İstanbul Büyükşehir Başkanı Ekrem İmamoğlu, Halk TV'ye konuk oldu. Ekrem İmamoğlu, kapatılma tartışması içine sokulan kreşler hakkında konuştu.
İsmail Küçükkaya'nın sorularını yanıtlayan Ekrem İmamoğlu, İstanbul'daki özel kreşlerin İBB'nin kreşlerinden 10 kat pahalı olduğunu ifade etti.
İmamoğlu, ücretsiz hizmet verilen kreşler olduğunu da dile getirdi. İmamoğlu, gelir eşitsizliğinin şaha kalktığı İstanbul'da kreşlerin dar gelirli aileler ve çocuklar için hem psikolojik hem de maddi büyük bir önem arz ettiğini açıkladı. İmamoğlu şunları ifade etti:
"Şimdi 105 aktif kreşimiz var ve 33 kreşimiz de şu anda inşaat halinde. Yani gitseniz ya bitmek üzeredir ya işte kaba inşaatı bitmiştir. Yani bu ne demek oluyor? Aslında 140 sayısını yakaladık. Aslında tasarlanmış, tasarlanmış ve başlamak üzere olan ya da yapılan bir projenin örneğin KİPTAŞ bir yerde bir proje yapıyor, o projenin bir bölümüne, ee, kreş yerleştirilecektir.
Ama henüz o proje canlanmadığı için orada henüz o bölüme de geçilmemiş olabilir. Aslında bütün bunlarla beraber biz sadece önümüzdeki senenin sonuna doğru 156'ya yakın kreşin sahibi olan bir mekanizmaya ulaşacağız. Ve bu ne demek biliyor musunuz? 20 bin çocuk demek. Yani bu neydi biliyor musunuz? Sıfırdı. 20 bin anne demek.
Bana, bir gün dedi ki vatandaşın biri pazarda: "Ya sıfır olamaz!" dedi. "Yalan konuşuyorsun." Dedim ki Sıfır mıydı? sıfır. Ya bir tane bile olamazdı. Siz 2018, 2019'a geldiğinizde İstanbul Büyükşehir Belediyesi'nin hiç kreşi yoktu.
Kreş bir yılda aslında çocuğu anaokuluna hazırlıyor. Ne demek? Ve devletin anaokuluna gidiyor ya da özel bir okulda anaokuluna gidiyor.

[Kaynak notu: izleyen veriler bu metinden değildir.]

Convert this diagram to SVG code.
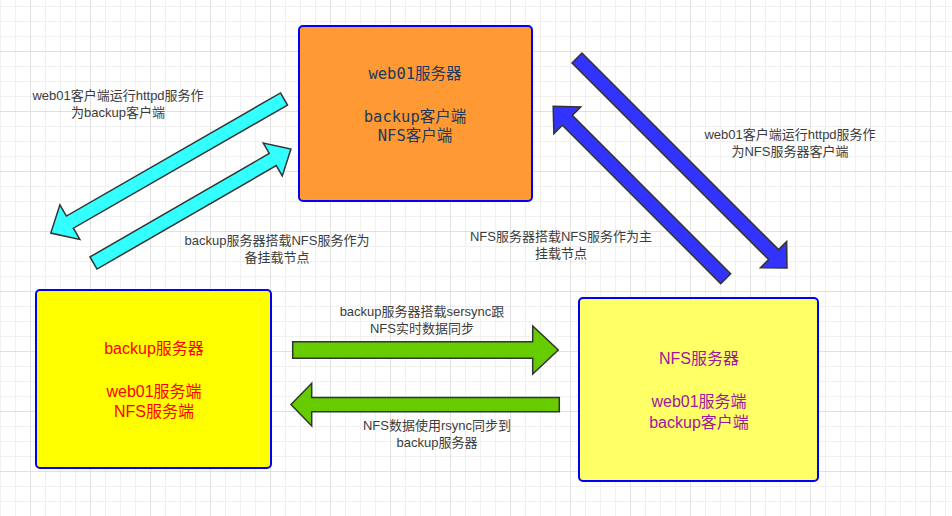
<svg xmlns="http://www.w3.org/2000/svg" width="952" height="516" viewBox="0 0 952 516">
  <style>
    .lbl { font-family: "Liberation Sans", "Noto Sans CJK SC", sans-serif; font-size: 13px; fill: #3c3c3c; text-anchor: middle; }
    .box { stroke: #0000ff; stroke-width: 2; }
    .mono { font-family: "DejaVu Sans Mono", "Noto Sans CJK SC", monospace; font-size: 15.5px; fill: #203a5c; text-anchor: middle; }
    .sans { font-family: "Liberation Sans", "Noto Sans CJK SC", sans-serif; font-size: 16px; text-anchor: middle; }
    .arrow { stroke: #333333; stroke-width: 1.5; stroke-linejoin: miter; }
  </style>
  <defs>
    <pattern id="grid" x="30" y="51" width="60" height="60" patternUnits="userSpaceOnUse">
      <rect x="0" y="0" width="60" height="60" fill="#ffffff"/>
      <rect x="15" y="0" width="1" height="60" fill="#f0f0f0"/>
      <rect x="30" y="0" width="1" height="60" fill="#f0f0f0"/>
      <rect x="45" y="0" width="1" height="60" fill="#f0f0f0"/>
      <rect x="0" y="15" width="60" height="1" fill="#f0f0f0"/>
      <rect x="0" y="30" width="60" height="1" fill="#f0f0f0"/>
      <rect x="0" y="45" width="60" height="1" fill="#f0f0f0"/>
      <rect x="0" y="0" width="1" height="60" fill="#e1e1e1"/>
      <rect x="0" y="0" width="60" height="1" fill="#e1e1e1"/>
    </pattern>
  </defs>
  <rect x="0" y="0" width="952" height="516" fill="url(#grid)"/>

  <g id="connectors">
    <path class="arrow" fill="#33ffff" transform="translate(284,99) rotate(150.1)" d="M0,-7 L247,-7 L247,-20 L269,0 L247,20 L247,7 L0,7 Z"/>
    <path class="arrow" fill="#33ffff" transform="translate(93.5,263) rotate(-30)" d="M0,-7 L207,-7 L207,-19 L228,0 L207,19 L207,7 L0,7 Z"/>
    <path class="arrow" fill="#3333ff" transform="translate(577,58) rotate(45)" d="M0,-7 L278,-7 L278,-18.5 L297,0 L278,18.5 L278,7 L0,7 Z"/>
    <path class="arrow" fill="#3333ff" transform="translate(725.7,278.7) rotate(-135)" d="M0,-7 L224,-7 L224,-19 L244,0 L224,19 L224,7 L0,7 Z"/>
    <path class="arrow" fill="#66cc00" transform="translate(292.7,350)" d="M0,-8.3 L240,-8.3 L240,-24 L265.6,0 L240,24 L240,8.3 L0,8.3 Z"/>
    <path class="arrow" fill="#66cc00" transform="translate(559.3,404.6) rotate(180)" d="M0,-7.2 L247.6,-7.2 L247.6,-21.3 L268.3,0 L247.6,21.3 L247.6,7.2 L0,7.2 Z"/>

    <text class="lbl" x="118" y="100">web01客户端运行httpd服务作<tspan x="118" dy="17">为backup客户端</tspan></text>
    <text class="lbl" x="277" y="245">backup服务器搭载NFS服务作为<tspan x="277" dy="17">备挂载节点</tspan></text>
    <text class="lbl" x="561" y="241">NFS服务器搭载NFS服务作为主<tspan x="561" dy="16.5">挂载节点</tspan></text>
    <text class="lbl" x="790" y="139">web01客户端运行httpd服务作<tspan x="790" dy="17">为NFS服务器客户端</tspan></text>
    <text class="lbl" x="422" y="316">backup服务器搭载sersync跟<tspan x="422" dy="17">NFS实时数据同步</tspan></text>
    <text class="lbl" x="437" y="430">NFS数据使用rsync同步到<tspan x="437" dy="17">backup服务器</tspan></text>
  </g>

  <g id="web01">
    <rect class="box" x="299" y="26" width="233" height="175" rx="4" fill="#ff9933"/>
    <text class="mono" x="415" y="79">web01服务器</text>
    <text class="mono" x="415" y="122">backup客户端<tspan x="415" dy="19">NFS客户端</tspan></text>
  </g>

  <g id="backup">
    <rect class="box" x="36" y="290" width="235" height="178" rx="4" fill="#ffff00"/>
    <text class="sans" x="154" y="354" fill="#ff0000">backup服务器</text>
    <text class="sans" x="154" y="397" fill="#ff0000">web01服务端<tspan x="154" dy="20">NFS服务端</tspan></text>
  </g>

  <g id="nfs">
    <rect class="box" x="579" y="298" width="239" height="183" rx="4" fill="#ffff66"/>
    <text class="sans" x="699" y="364" fill="#a0179f">NFS服务器</text>
    <text class="sans" x="699" y="407" fill="#a0179f">web01服务端<tspan x="699" dy="21">backup客户端</tspan></text>
  </g>
</svg>
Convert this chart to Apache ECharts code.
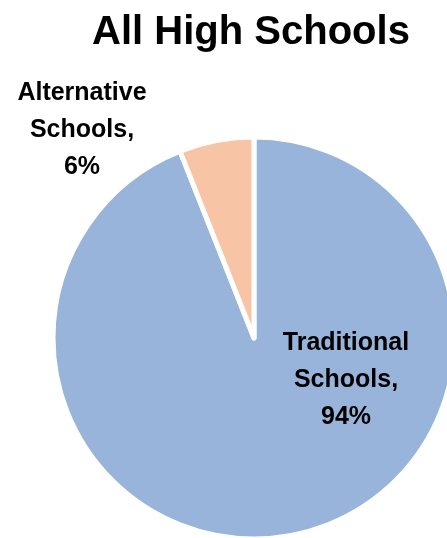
<!DOCTYPE html>
<html><head><meta charset="utf-8">
<script src="https://cdn.jsdelivr.net/npm/echarts@6/dist/echarts.min.js"></script>
<style>html,body{margin:0;padding:0;background:#fff}#c{width:447px;height:538px}</style>
</head><body><div id="c"></div>
<script>
var categories = ['Traditional Schools', 'Alternative Schools'];
var values = [94, 6];
var colors = ['#99B4DA', '#F7C4A6'];
var titleText = 'All High Schools';

var chart = echarts.init(document.getElementById('c'), null, {renderer: 'canvas'});
var FONT = '"Liberation Sans", Arial, sans-serif';
var labelPos = [[346, 380], [82, 130]];
chart.setOption({
  animation: false,
  title: {
    text: titleText, left: 246, top: 8, textAlign: 'center',
    textStyle: {fontFamily: FONT, fontWeight: 'bold', fontSize: 40, color: '#000'}
  },
  series: [{
    type: 'pie',
    center: [254, 338],
    radius: [0, 201],
    startAngle: 90,
    clockwise: true,
    avoidLabelOverlap: false,
    itemStyle: {borderColor: '#fff', borderWidth: 5},
    label: {
      show: true,
      formatter: function (p) { return p.name.replace(' ', '\n') + ',\n' + p.value + '%'; },
      fontFamily: FONT, fontWeight: 'bold', fontSize: 25, lineHeight: 37,
      color: '#000', align: 'center', verticalAlign: 'middle'
    },
    labelLine: {show: false},
    labelLayout: function (p) { return {x: labelPos[p.dataIndex][0], y: labelPos[p.dataIndex][1], align: 'center', verticalAlign: 'middle'}; },
    data: categories.map(function (c, i) { return {name: c, value: values[i], itemStyle: {color: colors[i]}}; })
  }]
});
</script></body></html>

Bu çocuğu okul öncesi eğitime hazırlıyor anaokulu. o bir yıl var ya olağanüstü bir katkı sunuyor çocuğa. Yani bu eğitimi alamayanla alan arasındaki açılan fark o kadar büyük ki o evrede. İşte biz bu haksızlığı, bu eşitsizliği ortadan kaldırma çabasındayız.
Ücretli olanın ücreti 2.500 TL. Şu anda en ucuzu bunun 10 katı. En ucuzu 10 katı. Özele gidin, 15 bin TL 20 bin tl. Tabii tabii. En ucuzu 10 katı. Öyle öyle.
Ben sorumluluğumu yerine getiriyorum. Ben ne dedim? Bu şehrin çocuklarını eşitlemek benim hayatımın en büyük ideali.
Yani benim ihtiyacı olan bir anne-babanın ya da çalışamayan bir anne-babanın çocuğunu alıp yetiştirmek, ona verdiğimiz bu hizmet sadece o anne-babaya mı? Memlekete hizmet, millete hizmet. Teşekkür etmeleri lazım Sayın Başkan.
Şimdi o çocuk hayatı boyunca onu unutmayacak. Ve o çocuk neye bağlanacak biliyor musunuz? Şehrine, memleketine. Onun etnik kökenine bakılır mı? Onun siyasi görüşüne bakılır mı? Çocuk iyi yetişecek Sayın Başkan, iyi yetişecek. Eşitledik, o çocuğu cumhuriyetin en büyük değeri."